● Objective:
Repeat each entry as written and leave the images out of the copy.

== == ==

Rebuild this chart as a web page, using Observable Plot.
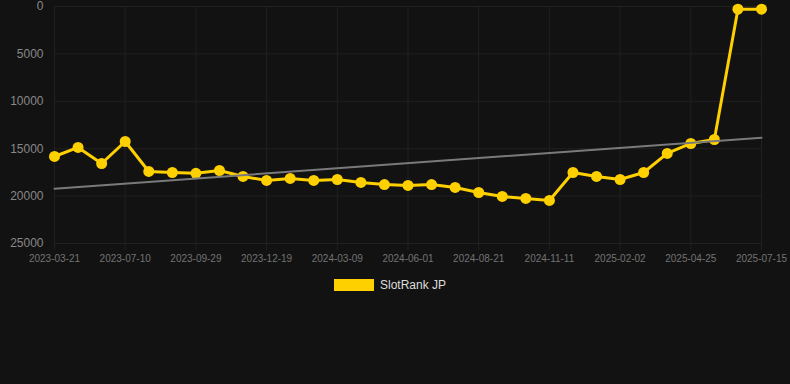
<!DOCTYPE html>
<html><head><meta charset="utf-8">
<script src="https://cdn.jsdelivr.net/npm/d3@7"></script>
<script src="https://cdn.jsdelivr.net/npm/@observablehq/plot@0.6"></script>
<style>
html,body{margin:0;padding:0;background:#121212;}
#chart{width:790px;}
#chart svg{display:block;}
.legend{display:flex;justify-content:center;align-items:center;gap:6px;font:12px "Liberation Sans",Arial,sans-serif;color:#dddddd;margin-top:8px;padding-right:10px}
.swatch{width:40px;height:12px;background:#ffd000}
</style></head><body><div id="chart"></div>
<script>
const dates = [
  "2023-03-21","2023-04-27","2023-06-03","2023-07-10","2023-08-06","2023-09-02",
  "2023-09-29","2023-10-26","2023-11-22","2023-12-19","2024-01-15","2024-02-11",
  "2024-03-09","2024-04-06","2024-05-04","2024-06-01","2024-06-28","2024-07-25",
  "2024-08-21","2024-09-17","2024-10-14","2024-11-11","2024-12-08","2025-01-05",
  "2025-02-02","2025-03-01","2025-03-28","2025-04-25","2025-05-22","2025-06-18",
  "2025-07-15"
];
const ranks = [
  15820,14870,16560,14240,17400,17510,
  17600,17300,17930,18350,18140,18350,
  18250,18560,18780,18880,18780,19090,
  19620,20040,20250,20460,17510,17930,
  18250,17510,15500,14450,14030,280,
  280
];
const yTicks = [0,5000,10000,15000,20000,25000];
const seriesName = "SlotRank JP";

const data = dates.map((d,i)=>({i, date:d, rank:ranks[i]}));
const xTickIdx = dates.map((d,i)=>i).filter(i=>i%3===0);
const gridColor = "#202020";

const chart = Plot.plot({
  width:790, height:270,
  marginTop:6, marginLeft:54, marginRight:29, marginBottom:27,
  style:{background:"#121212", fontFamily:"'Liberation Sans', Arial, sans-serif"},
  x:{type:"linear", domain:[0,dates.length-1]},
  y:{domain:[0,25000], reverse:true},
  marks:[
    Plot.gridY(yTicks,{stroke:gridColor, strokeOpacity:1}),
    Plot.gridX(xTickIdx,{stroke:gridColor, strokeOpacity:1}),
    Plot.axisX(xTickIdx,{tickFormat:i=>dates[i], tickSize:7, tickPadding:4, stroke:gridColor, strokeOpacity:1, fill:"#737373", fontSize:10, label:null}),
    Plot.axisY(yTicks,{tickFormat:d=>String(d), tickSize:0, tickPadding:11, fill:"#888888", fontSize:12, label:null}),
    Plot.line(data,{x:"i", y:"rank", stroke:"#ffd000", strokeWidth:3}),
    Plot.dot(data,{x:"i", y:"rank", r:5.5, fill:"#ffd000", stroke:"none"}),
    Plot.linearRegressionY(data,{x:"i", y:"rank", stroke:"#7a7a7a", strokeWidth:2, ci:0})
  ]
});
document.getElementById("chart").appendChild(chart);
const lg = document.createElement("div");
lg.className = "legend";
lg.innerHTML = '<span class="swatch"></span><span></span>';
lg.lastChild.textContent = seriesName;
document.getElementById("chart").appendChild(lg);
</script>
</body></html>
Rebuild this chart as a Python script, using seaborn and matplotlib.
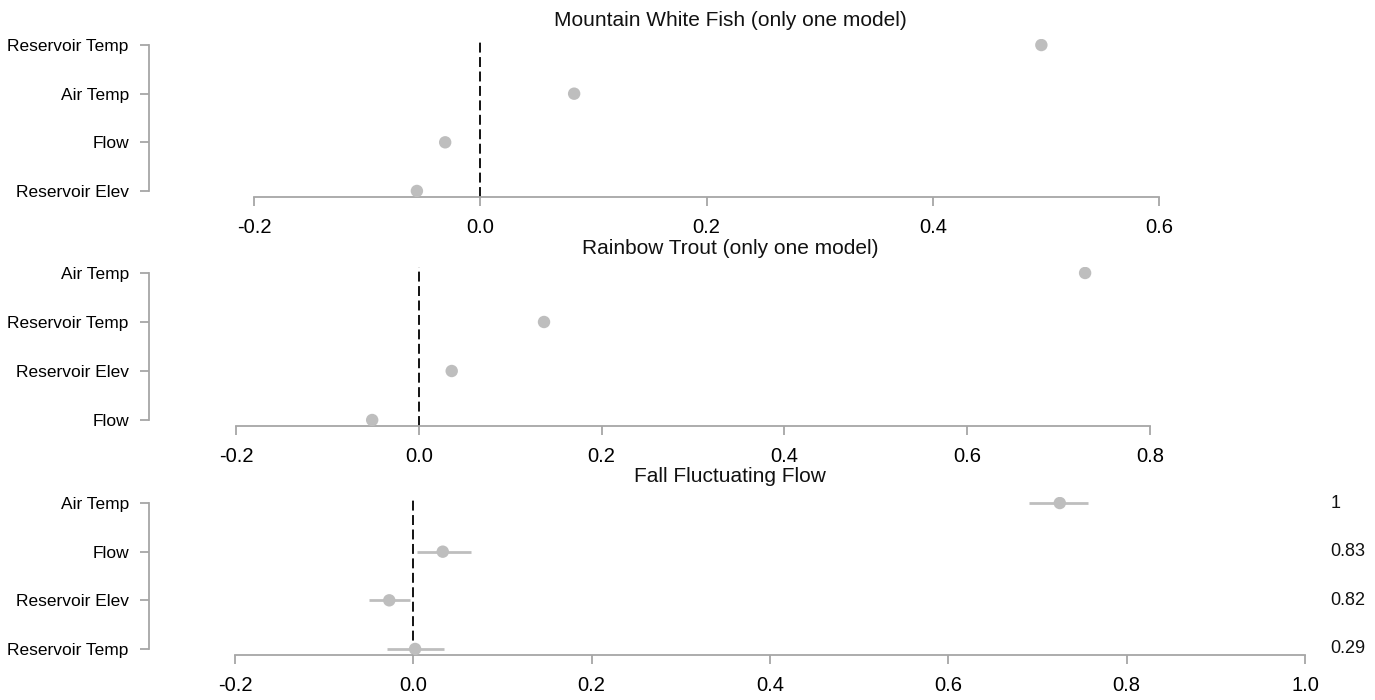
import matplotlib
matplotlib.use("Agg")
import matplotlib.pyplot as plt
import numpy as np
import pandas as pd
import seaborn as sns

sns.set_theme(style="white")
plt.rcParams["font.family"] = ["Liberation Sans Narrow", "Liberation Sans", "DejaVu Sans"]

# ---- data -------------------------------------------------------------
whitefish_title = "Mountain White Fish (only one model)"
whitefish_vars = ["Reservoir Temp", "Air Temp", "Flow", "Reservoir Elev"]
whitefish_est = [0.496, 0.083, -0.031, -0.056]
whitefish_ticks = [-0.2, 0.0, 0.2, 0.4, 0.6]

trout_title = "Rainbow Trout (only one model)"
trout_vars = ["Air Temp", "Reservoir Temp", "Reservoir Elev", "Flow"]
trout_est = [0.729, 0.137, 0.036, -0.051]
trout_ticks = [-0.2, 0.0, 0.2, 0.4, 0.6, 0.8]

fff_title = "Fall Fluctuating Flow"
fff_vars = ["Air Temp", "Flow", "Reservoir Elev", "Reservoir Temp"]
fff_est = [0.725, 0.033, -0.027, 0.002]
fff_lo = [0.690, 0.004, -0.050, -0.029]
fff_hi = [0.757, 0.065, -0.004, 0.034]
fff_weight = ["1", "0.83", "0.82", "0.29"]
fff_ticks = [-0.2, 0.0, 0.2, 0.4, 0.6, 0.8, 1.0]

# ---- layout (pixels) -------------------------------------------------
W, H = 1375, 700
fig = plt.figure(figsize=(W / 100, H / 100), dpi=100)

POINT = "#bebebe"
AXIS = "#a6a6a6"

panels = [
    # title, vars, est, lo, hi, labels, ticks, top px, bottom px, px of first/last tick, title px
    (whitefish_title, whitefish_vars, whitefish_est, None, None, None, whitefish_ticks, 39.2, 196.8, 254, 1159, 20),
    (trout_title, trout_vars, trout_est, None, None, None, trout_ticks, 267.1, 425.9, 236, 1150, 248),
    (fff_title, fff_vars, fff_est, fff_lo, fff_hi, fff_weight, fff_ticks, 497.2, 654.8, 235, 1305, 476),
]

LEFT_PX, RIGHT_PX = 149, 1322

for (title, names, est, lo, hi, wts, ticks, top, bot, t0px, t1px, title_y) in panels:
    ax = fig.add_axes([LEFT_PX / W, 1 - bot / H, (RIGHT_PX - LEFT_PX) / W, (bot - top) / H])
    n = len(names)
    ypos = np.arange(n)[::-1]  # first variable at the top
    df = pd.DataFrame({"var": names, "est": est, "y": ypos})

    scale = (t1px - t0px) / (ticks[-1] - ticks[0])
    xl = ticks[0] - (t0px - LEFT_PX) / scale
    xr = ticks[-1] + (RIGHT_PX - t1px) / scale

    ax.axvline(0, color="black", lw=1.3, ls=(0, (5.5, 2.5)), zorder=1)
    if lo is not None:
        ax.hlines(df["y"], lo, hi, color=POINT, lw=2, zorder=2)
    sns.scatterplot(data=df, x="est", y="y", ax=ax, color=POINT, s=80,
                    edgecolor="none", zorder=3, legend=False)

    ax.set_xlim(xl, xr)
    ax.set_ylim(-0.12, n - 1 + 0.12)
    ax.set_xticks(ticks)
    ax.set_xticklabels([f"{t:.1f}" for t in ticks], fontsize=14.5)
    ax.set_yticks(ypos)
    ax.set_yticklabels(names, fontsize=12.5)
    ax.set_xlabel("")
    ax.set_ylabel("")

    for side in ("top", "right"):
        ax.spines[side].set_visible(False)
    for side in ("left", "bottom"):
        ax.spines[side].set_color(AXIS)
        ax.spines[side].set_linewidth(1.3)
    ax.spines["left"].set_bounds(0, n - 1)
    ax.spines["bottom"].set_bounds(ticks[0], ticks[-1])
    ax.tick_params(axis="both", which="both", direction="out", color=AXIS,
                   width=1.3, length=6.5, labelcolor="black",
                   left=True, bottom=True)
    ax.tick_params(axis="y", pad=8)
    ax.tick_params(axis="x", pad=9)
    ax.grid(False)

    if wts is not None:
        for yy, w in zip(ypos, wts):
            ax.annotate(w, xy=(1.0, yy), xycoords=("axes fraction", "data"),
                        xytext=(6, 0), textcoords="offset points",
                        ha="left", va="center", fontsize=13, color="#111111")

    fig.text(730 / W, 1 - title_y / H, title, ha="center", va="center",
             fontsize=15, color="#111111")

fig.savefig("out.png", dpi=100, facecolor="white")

== == ==

● Correct answer:
Rebuild this chart as a web page, using Observable Plot.
<!DOCTYPE html>
<html><head><meta charset="utf-8">
<script src="https://cdn.jsdelivr.net/npm/d3@7"></script>
<script src="https://cdn.jsdelivr.net/npm/@observablehq/plot@0.6"></script>
<style>
html,body{margin:0;padding:0;background:#121212;}
#chart{width:790px;}
#chart svg{display:block;}
.legend{display:flex;justify-content:center;align-items:center;gap:6px;font:12px "Liberation Sans",Arial,sans-serif;color:#dddddd;margin-top:8px;padding-right:10px}
.swatch{width:40px;height:12px;background:#ffd000}
</style></head><body><div id="chart"></div>
<script>
const dates = [
  "2023-03-21","2023-04-27","2023-06-03","2023-07-10","2023-08-06","2023-09-02",
  "2023-09-29","2023-10-26","2023-11-22","2023-12-19","2024-01-15","2024-02-11",
  "2024-03-09","2024-04-06","2024-05-04","2024-06-01","2024-06-28","2024-07-25",
  "2024-08-21","2024-09-17","2024-10-14","2024-11-11","2024-12-08","2025-01-05",
  "2025-02-02","2025-03-01","2025-03-28","2025-04-25","2025-05-22","2025-06-18",
  "2025-07-15"
];
const ranks = [
  15820,14870,16560,14240,17400,17510,
  17600,17300,17930,18350,18140,18350,
  18250,18560,18780,18880,18780,19090,
  19620,20040,20250,20460,17510,17930,
  18250,17510,15500,14450,14030,280,
  280
];
const yTicks = [0,5000,10000,15000,20000,25000];
const seriesName = "SlotRank JP";

const data = dates.map((d,i)=>({i, date:d, rank:ranks[i]}));
const xTickIdx = dates.map((d,i)=>i).filter(i=>i%3===0);
const gridColor = "#202020";

const chart = Plot.plot({
  width:790, height:270,
  marginTop:6, marginLeft:54, marginRight:29, marginBottom:27,
  style:{background:"#121212", fontFamily:"'Liberation Sans', Arial, sans-serif"},
  x:{type:"linear", domain:[0,dates.length-1]},
  y:{domain:[0,25000], reverse:true},
  marks:[
    Plot.gridY(yTicks,{stroke:gridColor, strokeOpacity:1}),
    Plot.gridX(xTickIdx,{stroke:gridColor, strokeOpacity:1}),
    Plot.axisX(xTickIdx,{tickFormat:i=>dates[i], tickSize:7, tickPadding:4, stroke:gridColor, strokeOpacity:1, fill:"#737373", fontSize:10, label:null}),
    Plot.axisY(yTicks,{tickFormat:d=>String(d), tickSize:0, tickPadding:11, fill:"#888888", fontSize:12, label:null}),
    Plot.line(data,{x:"i", y:"rank", stroke:"#ffd000", strokeWidth:3}),
    Plot.dot(data,{x:"i", y:"rank", r:5.5, fill:"#ffd000", stroke:"none"}),
    Plot.linearRegressionY(data,{x:"i", y:"rank", stroke:"#7a7a7a", strokeWidth:2, ci:0})
  ]
});
document.getElementById("chart").appendChild(chart);
const lg = document.createElement("div");
lg.className = "legend";
lg.innerHTML = '<span class="swatch"></span><span></span>';
lg.lastChild.textContent = seriesName;
document.getElementById("chart").appendChild(lg);
</script>
</body></html>
Rebuild this chart as a Python script, using seaborn and matplotlib.
import matplotlib
matplotlib.use("Agg")
import matplotlib.pyplot as plt
import numpy as np
import pandas as pd
import seaborn as sns

sns.set_theme(style="white")
plt.rcParams["font.family"] = ["Liberation Sans Narrow", "Liberation Sans", "DejaVu Sans"]

# ---- data -------------------------------------------------------------
whitefish_title = "Mountain White Fish (only one model)"
whitefish_vars = ["Reservoir Temp", "Air Temp", "Flow", "Reservoir Elev"]
whitefish_est = [0.496, 0.083, -0.031, -0.056]
whitefish_ticks = [-0.2, 0.0, 0.2, 0.4, 0.6]

trout_title = "Rainbow Trout (only one model)"
trout_vars = ["Air Temp", "Reservoir Temp", "Reservoir Elev", "Flow"]
trout_est = [0.729, 0.137, 0.036, -0.051]
trout_ticks = [-0.2, 0.0, 0.2, 0.4, 0.6, 0.8]

fff_title = "Fall Fluctuating Flow"
fff_vars = ["Air Temp", "Flow", "Reservoir Elev", "Reservoir Temp"]
fff_est = [0.725, 0.033, -0.027, 0.002]
fff_lo = [0.690, 0.004, -0.050, -0.029]
fff_hi = [0.757, 0.065, -0.004, 0.034]
fff_weight = ["1", "0.83", "0.82", "0.29"]
fff_ticks = [-0.2, 0.0, 0.2, 0.4, 0.6, 0.8, 1.0]

# ---- layout (pixels) -------------------------------------------------
W, H = 1375, 700
fig = plt.figure(figsize=(W / 100, H / 100), dpi=100)

POINT = "#bebebe"
AXIS = "#a6a6a6"

panels = [
    # title, vars, est, lo, hi, labels, ticks, top px, bottom px, px of first/last tick, title px
    (whitefish_title, whitefish_vars, whitefish_est, None, None, None, whitefish_ticks, 39.2, 196.8, 254, 1159, 20),
    (trout_title, trout_vars, trout_est, None, None, None, trout_ticks, 267.1, 425.9, 236, 1150, 248),
    (fff_title, fff_vars, fff_est, fff_lo, fff_hi, fff_weight, fff_ticks, 497.2, 654.8, 235, 1305, 476),
]

LEFT_PX, RIGHT_PX = 149, 1322

for (title, names, est, lo, hi, wts, ticks, top, bot, t0px, t1px, title_y) in panels:
    ax = fig.add_axes([LEFT_PX / W, 1 - bot / H, (RIGHT_PX - LEFT_PX) / W, (bot - top) / H])
    n = len(names)
    ypos = np.arange(n)[::-1]  # first variable at the top
    df = pd.DataFrame({"var": names, "est": est, "y": ypos})

    scale = (t1px - t0px) / (ticks[-1] - ticks[0])
    xl = ticks[0] - (t0px - LEFT_PX) / scale
    xr = ticks[-1] + (RIGHT_PX - t1px) / scale

    ax.axvline(0, color="black", lw=1.3, ls=(0, (5.5, 2.5)), zorder=1)
    if lo is not None:
        ax.hlines(df["y"], lo, hi, color=POINT, lw=2, zorder=2)
    sns.scatterplot(data=df, x="est", y="y", ax=ax, color=POINT, s=80,
                    edgecolor="none", zorder=3, legend=False)

    ax.set_xlim(xl, xr)
    ax.set_ylim(-0.12, n - 1 + 0.12)
    ax.set_xticks(ticks)
    ax.set_xticklabels([f"{t:.1f}" for t in ticks], fontsize=14.5)
    ax.set_yticks(ypos)
    ax.set_yticklabels(names, fontsize=12.5)
    ax.set_xlabel("")
    ax.set_ylabel("")

    for side in ("top", "right"):
        ax.spines[side].set_visible(False)
    for side in ("left", "bottom"):
        ax.spines[side].set_color(AXIS)
        ax.spines[side].set_linewidth(1.3)
    ax.spines["left"].set_bounds(0, n - 1)
    ax.spines["bottom"].set_bounds(ticks[0], ticks[-1])
    ax.tick_params(axis="both", which="both", direction="out", color=AXIS,
                   width=1.3, length=6.5, labelcolor="black",
                   left=True, bottom=True)
    ax.tick_params(axis="y", pad=8)
    ax.tick_params(axis="x", pad=9)
    ax.grid(False)

    if wts is not None:
        for yy, w in zip(ypos, wts):
            ax.annotate(w, xy=(1.0, yy), xycoords=("axes fraction", "data"),
                        xytext=(6, 0), textcoords="offset points",
                        ha="left", va="center", fontsize=13, color="#111111")

    fig.text(730 / W, 1 - title_y / H, title, ha="center", va="center",
             fontsize=15, color="#111111")

fig.savefig("out.png", dpi=100, facecolor="white")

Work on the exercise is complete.